Daniel Angelici, presidente de Boca Juniors. /Maxi
Failla/Clarín/
Por Fernando Gonzalez
La Argentina tiene un nuevo producto de exportación. Los
barrabravas. En la involución del país adolescente primero fueron las vacas que
los hacendados llevaban a París para asegurarse leche de primera calidad. El
loor al trigo que inmortalizó Lugones. El dulce de leche de la industria
liviana. Y los reactores nucleares que construyó el Invap. Pero después la cosa
se desbarrancó. Los desaparecidos fueron la marca trágica del terrorismo de
Estado. Y el 2001 inmortalizó el récord de los cinco presidentes en una semana.
En estos días son los violentos del fútbol argentino los que
se llevan el protagonismo. Ni siquiera el suceso organizativo del G-20 puede
competir con el desbande que baja de las tribunas y se extiende en las calles
cercanas a los estadios. Es tan inestable el clima previo de un partido
importante que la Superfinal entre River y Boca no se puede disputar en la
Argentina. Podemos garantizar la seguridad de Donald Trump, Xi Jinping,
Vladimir Putin y Angela Merkel pero no la de sesenta mil ciudadanos desatados
dentro de una cancha por algunas horas.
Por eso, el torneo más importante de América se definirá en
Madrid. Es una de las diez ciudades más seguras del planeta y los policías
tienen leyes contundentes: tanto para reprimir a los violentos como para ser
investigados si cometen excesos. Habrá 5.000 agentes españoles para prevenir el
fenómeno de los barrabravas. “Los ultras que ensombrecen el fútbol argentino”,
editorializa el diario El País en su portada. Ultras es el término con el que
denominan al flagelo del fútbol. España también los sufrió hace décadas pero
los combatió y los desterró de sus canchas.

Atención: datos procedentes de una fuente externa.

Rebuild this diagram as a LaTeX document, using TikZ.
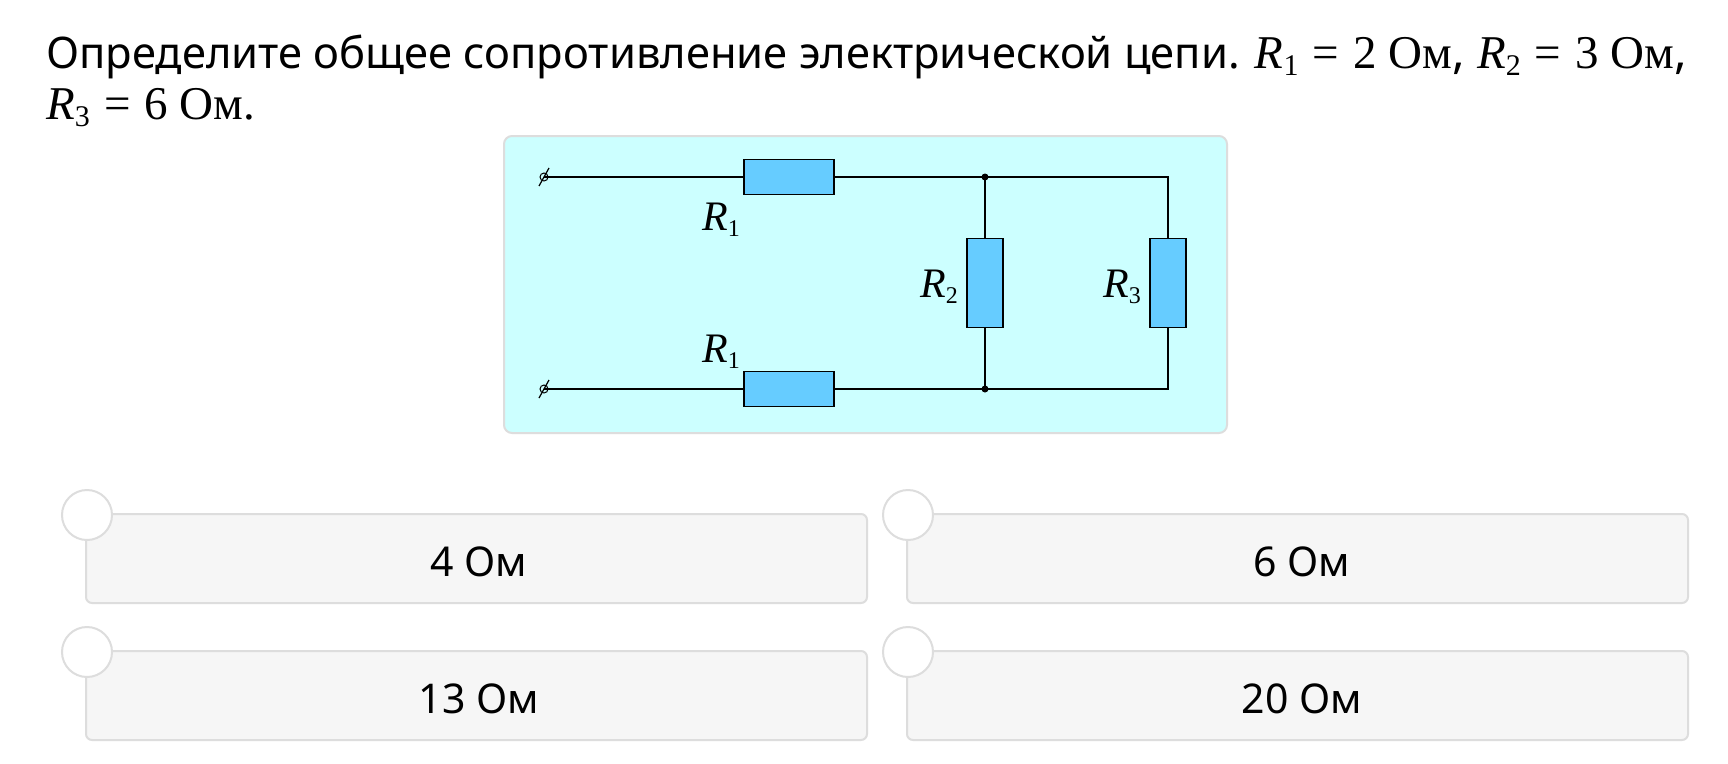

Lo increíble es que en la Argentina haya dirigentes que se
sigan indignando por el superclásico que “nos quitaron”, como dicen algunos. El
presidente de River, Rodolfo D'Onofrio, seguía afirmando que su club no había
hecho nada al mismo tiempo que la Justicia condenaba con dos años y cuatro
meses de prisión a uno de los cientos de simpatizantes del club que le tiraron
piedras y botellazos al micro donde viajaban los jugadores de Boca. ¿Y qué se
puede decir del barrabrava Rafael Di Zeo, liderando el operativo de seguridad
que debía custodiar la salida de Boca hacia el aeropuerto de Ezeiza? Que la
final se juegue a diez mil kilómetros de Buenos Aires también es
responsabilidad de Boca y de Daniel Angelici.
El circuito barrabrava que le agrega otra cuota de oscuridad
a la Argentina no es patrimonio exclusivo de los hinchas más violentos que
tiene el fútbol. Se consolida en una cadena perversa que incluye a los
dirigentes de los clubes, a los policías corruptos, a los sindicalistas
mafiosos y a muchos, demasiados integrantes de la política nacional. Por eso,
no es casualidad que se resistan a encabezar desde el Estado una estrategia que
le ponga fin al miedo como combustible de un negocio asociado a la muerte.
Tuvieron una oportunidad inmejorable en la tarde del jueves.
Surfeando sobre la ola del desastre que habían protagonizado River y Boca, el
Gobierno envió al Congreso un proyecto que endurece las penas de todos aquellos
que participen de la fiesta barrabrava. Pero los diputados, los de la oposición
pero también algunos oficialistas, lo frenaron con el argumento de que las
penas eran excesivas. ¿El resultado? Lo suspendieron por dos semanas y casi
seguramente no habrá ley este año. En la Argentina, y en cualquier otro lugar
del mundo, a esa prescindencia con el delito se la conoce como complicidad.